▸ **Set exercise**: Quote, verbatim, all material below, without pictures.

Start Dataset excerpt

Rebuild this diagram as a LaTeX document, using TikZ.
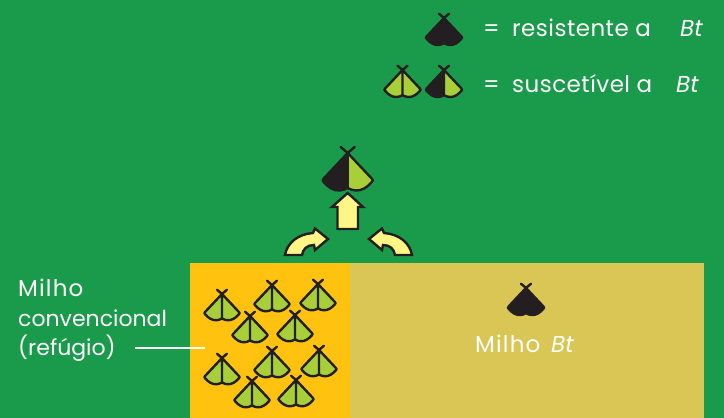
\documentclass[tikz,border=0pt]{standalone}
\usepackage{fontspec}
\setmainfont{Poppins}
\definecolor{bggreen}{HTML}{1A9B4B}
\definecolor{refuge}{HTML}{FFC20E}
\definecolor{btfield}{HTML}{DAC655}
\definecolor{ink}{HTML}{231F20}
\definecolor{leaf}{HTML}{A8CF38}
\definecolor{pale}{HTML}{FFF685}
\tikzset{
  lab/.style={text=white,font=\fontsize{23}{23}\selectfont\addfontfeature{LetterSpace=2},inner sep=0pt,anchor=base west},
  side/.style={text=white,font=\fontsize{22}{22}\selectfont,inner sep=0pt,anchor=base west},
  wide/.style={text=white,font=\fontsize{23}{23}\selectfont\addfontfeature{LetterSpace=5},inner sep=0pt,anchor=base west},
  tlab/.style={text=white,font=\fontsize{23}{23}\selectfont\itshape,inner sep=0pt,anchor=base west},
  arrowshape/.style={draw=ink,line width=2.4pt,fill=pale,line join=miter},
  mothl/.initial=leaf, mothr/.initial=leaf, mothw/.initial=2.4pt,
  moth/.pic={
    \fill[fill=\pgfkeysvalueof{/tikz/mothl}] (0,0) -- (-24,25.5) .. controls (-26,27) and (-25,28) .. (-24,29) .. controls (-20,34) and (-14,38) .. (-8,37.5) .. controls (-5,37.5) and (-2,36) .. (0,35) -- cycle;
    \fill[fill=\pgfkeysvalueof{/tikz/mothr}] (0,0) -- (24,25.5) .. controls (26,27) and (25,28) .. (24,29) .. controls (20,34) and (14,38) .. (8,37.5) .. controls (5,37.5) and (2,36) .. (0,35) -- cycle;
    \draw[draw=ink,line width=\pgfkeysvalueof{/tikz/mothw},line join=round,line cap=round] (-7,-6) -- (0,0) -- (7,-6) (0,0) -- (-24,25.5) .. controls (-26,27) and (-25,28) .. (-24,29) .. controls (-20,34) and (-14,38) .. (-8,37.5) .. controls (-5,37.5) and (-2,36) .. (0,35) .. controls (2,36) and (5,37.5) .. (8,37.5) .. controls (14,38) and (20,34) .. (24,29) .. controls (25,28) and (26,27) .. (24,25.5) -- cycle (0,0) -- (0,35);
  }
}
\begin{document}
\begin{tikzpicture}[x=1pt,y=-1pt]
\fill[bggreen] (0,0) rectangle (724,418);
\useasboundingbox (0,0) rectangle (724,418);
\fill[refuge] (190,263) rectangle (350,418);
\fill[btfield] (350,263) rectangle (704,418);

\foreach \x/\y in {222/294,272/285,318/284,250/316,295/315,222/358,272/351,319/350,252/381,296/380}
  \pic[scale=.7] at (\x,\y) {moth};
\pic[scale=.72,mothl=ink,mothr=ink] at (444,18) {moth};
\pic[scale=.72] at (402.5,70) {moth};
\pic[scale=.72,mothl=ink,mothr=leaf] at (444,70) {moth};
\pic[scale=1,mothl=ink,mothr=leaf] at (347.7,153) {moth};
\pic[scale=.72,mothl=ink,mothr=ink] at (526,288) {moth};

\node[lab] (e1) at (483,36) {=};
\node[lab] (l1) at (512,36) {resistente a};
\node[tlab] (b1) at (680,36) {Bt};
\node[lab] (e2) at (483,92) {=};
\node[lab] (l2) at (512,92) {suscetível a};
\node[tlab] (b2) at (676,92) {Bt};
\node[wide] (m1) at (18,296) {Milho};
\node[side] (m2) at (18,326) {convencional};
\node[side] (m3) at (18,355) {(refúgio)};
\node[wide] (m4) at (475,352) {Milho};
\node[tlab] (b3) at (551,352) {Bt};
\coordinate (linestart) at (135,348);
\coordinate (lineend) at (205,348);
\draw[white,line width=1.3pt] (linestart) -- (lineend);

\draw[arrowshape] (347.7,193) -- (363,207) -- (358,207) -- (358,229) -- (337.5,229) -- (337.5,207) -- (332,207) -- cycle;
\draw[arrowshape] (369,239) -- (382,228.5) -- (384,233) .. controls (399,234) and (410,243) .. (412,255) -- (395,255) .. controls (394,249) and (390,245) .. (383,245) -- (382,250) -- cycle;
\draw[arrowshape] (328,239) -- (315,228.5) -- (313,233) .. controls (298,234) and (287,243) .. (285,255) -- (302,255) .. controls (303,249) and (307,245) .. (314,245) -- (315,250) -- cycle;
\end{tikzpicture}
\end{document}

End Dataset excerpt

▸ **Exercise result**:
Rebuild this diagram as a LaTeX document, using TikZ.
\documentclass[tikz,border=0pt]{standalone}
\usepackage{fontspec}
\setmainfont{Poppins}
\definecolor{bggreen}{HTML}{1A9B4B}
\definecolor{refuge}{HTML}{FFC20E}
\definecolor{btfield}{HTML}{DAC655}
\definecolor{ink}{HTML}{231F20}
\definecolor{leaf}{HTML}{A8CF38}
\definecolor{pale}{HTML}{FFF685}
\tikzset{
  lab/.style={text=white,font=\fontsize{23}{23}\selectfont\addfontfeature{LetterSpace=2},inner sep=0pt,anchor=base west},
  side/.style={text=white,font=\fontsize{22}{22}\selectfont,inner sep=0pt,anchor=base west},
  wide/.style={text=white,font=\fontsize{23}{23}\selectfont\addfontfeature{LetterSpace=5},inner sep=0pt,anchor=base west},
  tlab/.style={text=white,font=\fontsize{23}{23}\selectfont\itshape,inner sep=0pt,anchor=base west},
  arrowshape/.style={draw=ink,line width=2.4pt,fill=pale,line join=miter},
  mothl/.initial=leaf, mothr/.initial=leaf, mothw/.initial=2.4pt,
  moth/.pic={
    \fill[fill=\pgfkeysvalueof{/tikz/mothl}] (0,0) -- (-24,25.5) .. controls (-26,27) and (-25,28) .. (-24,29) .. controls (-20,34) and (-14,38) .. (-8,37.5) .. controls (-5,37.5) and (-2,36) .. (0,35) -- cycle;
    \fill[fill=\pgfkeysvalueof{/tikz/mothr}] (0,0) -- (24,25.5) .. controls (26,27) and (25,28) .. (24,29) .. controls (20,34) and (14,38) .. (8,37.5) .. controls (5,37.5) and (2,36) .. (0,35) -- cycle;
    \draw[draw=ink,line width=\pgfkeysvalueof{/tikz/mothw},line join=round,line cap=round] (-7,-6) -- (0,0) -- (7,-6) (0,0) -- (-24,25.5) .. controls (-26,27) and (-25,28) .. (-24,29) .. controls (-20,34) and (-14,38) .. (-8,37.5) .. controls (-5,37.5) and (-2,36) .. (0,35) .. controls (2,36) and (5,37.5) .. (8,37.5) .. controls (14,38) and (20,34) .. (24,29) .. controls (25,28) and (26,27) .. (24,25.5) -- cycle (0,0) -- (0,35);
  }
}
\begin{document}
\begin{tikzpicture}[x=1pt,y=-1pt]
\fill[bggreen] (0,0) rectangle (724,418);
\useasboundingbox (0,0) rectangle (724,418);
\fill[refuge] (190,263) rectangle (350,418);
\fill[btfield] (350,263) rectangle (704,418);

\foreach \x/\y in {222/294,272/285,318/284,250/316,295/315,222/358,272/351,319/350,252/381,296/380}
  \pic[scale=.7] at (\x,\y) {moth};
\pic[scale=.72,mothl=ink,mothr=ink] at (444,18) {moth};
\pic[scale=.72] at (402.5,70) {moth};
\pic[scale=.72,mothl=ink,mothr=leaf] at (444,70) {moth};
\pic[scale=1,mothl=ink,mothr=leaf] at (347.7,153) {moth};
\pic[scale=.72,mothl=ink,mothr=ink] at (526,288) {moth};

\node[lab] (e1) at (483,36) {=};
\node[lab] (l1) at (512,36) {resistente a};
\node[tlab] (b1) at (680,36) {Bt};
\node[lab] (e2) at (483,92) {=};
\node[lab] (l2) at (512,92) {suscetível a};
\node[tlab] (b2) at (676,92) {Bt};
\node[wide] (m1) at (18,296) {Milho};
\node[side] (m2) at (18,326) {convencional};
\node[side] (m3) at (18,355) {(refúgio)};
\node[wide] (m4) at (475,352) {Milho};
\node[tlab] (b3) at (551,352) {Bt};
\coordinate (linestart) at (135,348);
\coordinate (lineend) at (205,348);
\draw[white,line width=1.3pt] (linestart) -- (lineend);

\draw[arrowshape] (347.7,193) -- (363,207) -- (358,207) -- (358,229) -- (337.5,229) -- (337.5,207) -- (332,207) -- cycle;
\draw[arrowshape] (369,239) -- (382,228.5) -- (384,233) .. controls (399,234) and (410,243) .. (412,255) -- (395,255) .. controls (394,249) and (390,245) .. (383,245) -- (382,250) -- cycle;
\draw[arrowshape] (328,239) -- (315,228.5) -- (313,233) .. controls (298,234) and (287,243) .. (285,255) -- (302,255) .. controls (303,249) and (307,245) .. (314,245) -- (315,250) -- cycle;
\end{tikzpicture}
\end{document}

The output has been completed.